> [OBJECTIVE]:
Reproduce the listing verbatim.

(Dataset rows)
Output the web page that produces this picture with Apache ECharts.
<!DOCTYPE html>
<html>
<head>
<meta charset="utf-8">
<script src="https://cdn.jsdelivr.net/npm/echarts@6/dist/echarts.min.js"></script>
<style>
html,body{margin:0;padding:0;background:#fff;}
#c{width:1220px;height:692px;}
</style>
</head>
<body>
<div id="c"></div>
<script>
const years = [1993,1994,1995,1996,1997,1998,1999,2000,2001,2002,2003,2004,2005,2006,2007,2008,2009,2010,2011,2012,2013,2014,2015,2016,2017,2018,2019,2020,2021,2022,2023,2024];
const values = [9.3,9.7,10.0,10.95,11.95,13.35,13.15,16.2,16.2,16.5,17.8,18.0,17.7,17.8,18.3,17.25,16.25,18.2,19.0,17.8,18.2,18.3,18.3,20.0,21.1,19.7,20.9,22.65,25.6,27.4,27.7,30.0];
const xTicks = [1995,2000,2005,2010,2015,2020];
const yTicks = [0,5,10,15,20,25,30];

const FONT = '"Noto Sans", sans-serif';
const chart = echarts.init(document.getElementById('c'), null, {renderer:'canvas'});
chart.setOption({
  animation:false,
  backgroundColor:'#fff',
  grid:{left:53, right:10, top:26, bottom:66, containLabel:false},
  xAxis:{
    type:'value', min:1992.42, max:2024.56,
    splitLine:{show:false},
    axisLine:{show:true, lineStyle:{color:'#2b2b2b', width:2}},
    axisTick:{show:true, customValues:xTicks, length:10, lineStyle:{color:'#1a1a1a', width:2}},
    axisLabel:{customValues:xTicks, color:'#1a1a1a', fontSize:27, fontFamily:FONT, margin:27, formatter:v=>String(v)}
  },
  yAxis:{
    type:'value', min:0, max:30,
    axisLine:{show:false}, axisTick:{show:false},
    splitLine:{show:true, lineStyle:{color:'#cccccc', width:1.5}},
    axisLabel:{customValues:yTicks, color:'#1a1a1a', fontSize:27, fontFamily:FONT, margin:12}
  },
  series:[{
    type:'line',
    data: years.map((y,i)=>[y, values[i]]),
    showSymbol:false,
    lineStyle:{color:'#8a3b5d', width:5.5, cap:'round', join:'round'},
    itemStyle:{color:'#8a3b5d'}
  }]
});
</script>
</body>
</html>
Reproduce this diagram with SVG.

> [THE OUTPUT]:
Output the web page that produces this picture with Apache ECharts.
<!DOCTYPE html>
<html>
<head>
<meta charset="utf-8">
<script src="https://cdn.jsdelivr.net/npm/echarts@6/dist/echarts.min.js"></script>
<style>
html,body{margin:0;padding:0;background:#fff;}
#c{width:1220px;height:692px;}
</style>
</head>
<body>
<div id="c"></div>
<script>
const years = [1993,1994,1995,1996,1997,1998,1999,2000,2001,2002,2003,2004,2005,2006,2007,2008,2009,2010,2011,2012,2013,2014,2015,2016,2017,2018,2019,2020,2021,2022,2023,2024];
const values = [9.3,9.7,10.0,10.95,11.95,13.35,13.15,16.2,16.2,16.5,17.8,18.0,17.7,17.8,18.3,17.25,16.25,18.2,19.0,17.8,18.2,18.3,18.3,20.0,21.1,19.7,20.9,22.65,25.6,27.4,27.7,30.0];
const xTicks = [1995,2000,2005,2010,2015,2020];
const yTicks = [0,5,10,15,20,25,30];

const FONT = '"Noto Sans", sans-serif';
const chart = echarts.init(document.getElementById('c'), null, {renderer:'canvas'});
chart.setOption({
  animation:false,
  backgroundColor:'#fff',
  grid:{left:53, right:10, top:26, bottom:66, containLabel:false},
  xAxis:{
    type:'value', min:1992.42, max:2024.56,
    splitLine:{show:false},
    axisLine:{show:true, lineStyle:{color:'#2b2b2b', width:2}},
    axisTick:{show:true, customValues:xTicks, length:10, lineStyle:{color:'#1a1a1a', width:2}},
    axisLabel:{customValues:xTicks, color:'#1a1a1a', fontSize:27, fontFamily:FONT, margin:27, formatter:v=>String(v)}
  },
  yAxis:{
    type:'value', min:0, max:30,
    axisLine:{show:false}, axisTick:{show:false},
    splitLine:{show:true, lineStyle:{color:'#cccccc', width:1.5}},
    axisLabel:{customValues:yTicks, color:'#1a1a1a', fontSize:27, fontFamily:FONT, margin:12}
  },
  series:[{
    type:'line',
    data: years.map((y,i)=>[y, values[i]]),
    showSymbol:false,
    lineStyle:{color:'#8a3b5d', width:5.5, cap:'round', join:'round'},
    itemStyle:{color:'#8a3b5d'}
  }]
});
</script>
</body>
</html>
Reproduce this diagram with SVG.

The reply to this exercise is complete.